The day after our last battle, she sent me a text message stating that there was no way we could continue to be friends. She had enough. I tried to assuage the situation, but there was no convincing her otherwise. Her mind was made up and she wanted nothing to do with me.

Looking back, that was a wake-up call for balance. Caring about a career is awesome, fantastic, and great. But you also have to care about people too. Being highly competitive and self-focused might be encouraged in school and in some professions, but you have to turn it off sometimes. There comes a time when it’s not about you. And that’s a tough skill to use when you haven’t used it ever or in a while. To go from a world where accomplishments matter to a world where they don’t is tough. Especially when that killer instinct has led you to a point that you are happy with professionally. Until you are not.

In 2011, I didn’t have life experiences with people. That was missing. I had amazing achievements, but lacked empathy.

That’s what 2011 started. I thought I was on a highway to success that I controlled, only to see everything crash and then crash again. The year I learned people matter, both in the workplace and even more so in friendship.

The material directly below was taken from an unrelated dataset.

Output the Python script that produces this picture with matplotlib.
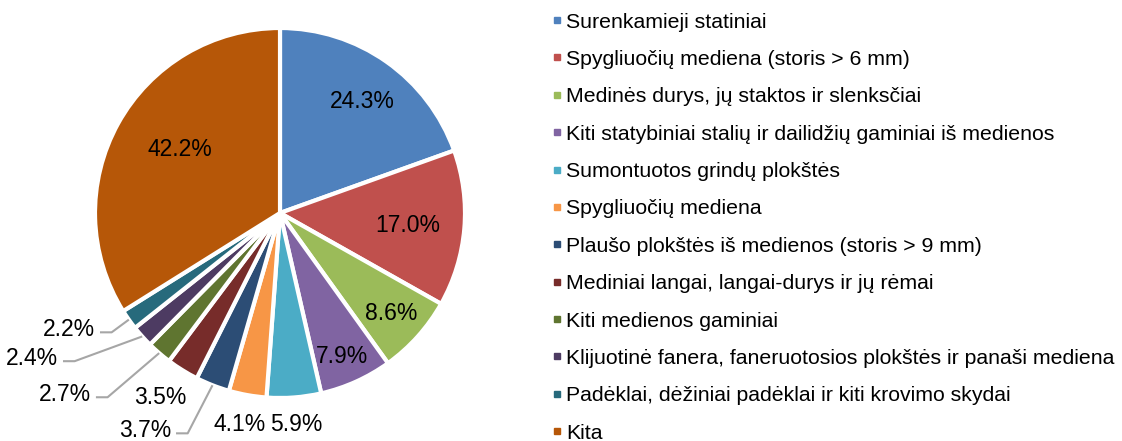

I am still trying to piece together my career. I am at point now where I know what I’ve got going for me and I am working on how to sell it. I have a lot of experiences, both professionally and in life. I can lead or be part of a team. I can turn it up when I have to, but also understand the value of other people. I’ve gained emotional intelligence and the ability to see things from other perspectives.

And I have also learned that people hire people they like. Besides the social benefit, there is also a professional benefit to being nice.

From 2006 to 2010, I never would have believed that.